The first thing to understand about free software is that it is not necessarily free. As legendary MIT hacker Richard Stallman, the founder of the Free Software Foundation and primary coordinator of the GNU ("GNU is Not Unix") Project, likes to say, "Free software is a matter of freedom, not price- the freedom to modify the software, redistribute the software and release improved versions of the software."

Such "freedom" basically means the ability to access- and change- a program's source code. The typical software company guards its source code like a pack of pit bulls standing watch over crown jewels. Source code is considered the core intellectual property upon which the software industry is built. For example, Microsoft's Internet Explorer Web browser may be free to consumers, but it is not "free software" - the source code is under lock and key.

Source code availability is the great selling point, so to speak, for free software (and, indeed, Behlendorf would rather use the phrase "source-code available software" than "free software"). The point is, if something goes wrong, you don't need to wait around for Microsoft or Netscape to answer your support calls. If you discover a bug or you need some new function, you can just roll up your sleeves and start mucking about with the code yourself. And more often than not, someone else already encountered the same problem and posted a fix to the Net.
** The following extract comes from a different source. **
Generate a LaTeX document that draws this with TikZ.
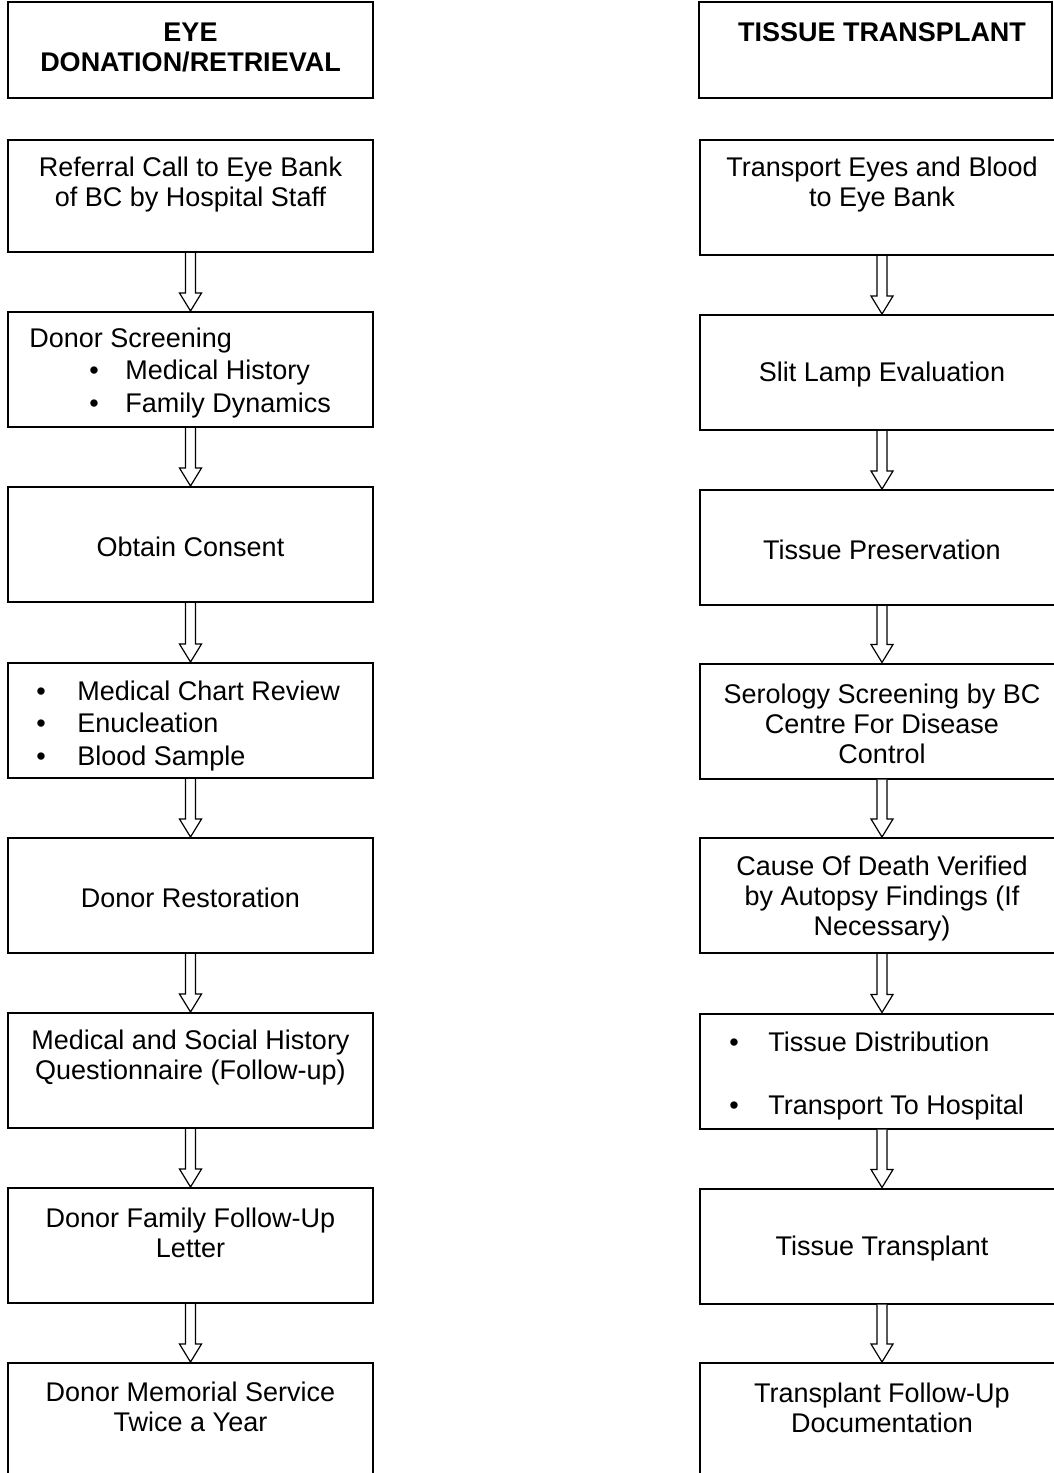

"Having access to the code and being able to modify it is pretty key," says David Filo, co-founder of Yahoo. "It's just a lot easier when you have total control over it."

However, there are different kinds of total control. Stallman's GNU software is protected by a licensing system that requires anyone who distributes modified versions of GNU software to distribute the modified source code as well. This ensures that each future generation of the software will always remain open.

The Apache Web server, on the other hand, is protected under a different, less restrictive licensing system that allows future users to do whatever they want (as long as they include the Apache Group's copyright notice). Already, several companies are reported to be turning a profit with commercial versions of Apache, most notably C2Net, an Oakland, Calif., software company that sells Stronghold, an Apache Web server incorporating public key cryptography.

Behlendorf goes so far as to argue that Apache's licensing is "more free" because it places fewer restrictions on future users. And he believes that this has helped the spread of Apache. But such an approach is anathema to Stallman. If source code availability isn't permanently protected, he argues, then the software can ultimately be perverted by commercial pressures.

Stallman believes the right to free software is "inalienable." To him, it's a moral issue; he doesn't care whether free software produces better code or is embraced by consumers.

"I don't judge these things in terms of material benefit," says Stallman. "My fundamental reason for having a free software community is so that I can continue to use computers without ever doing something wrong- without ever promising that I won't share with you. Even if most computer users don't choose to be in this community, I can be in it. It's not a matter of whether one philosophy or another wins the whole world. It's not an all or nothing thing."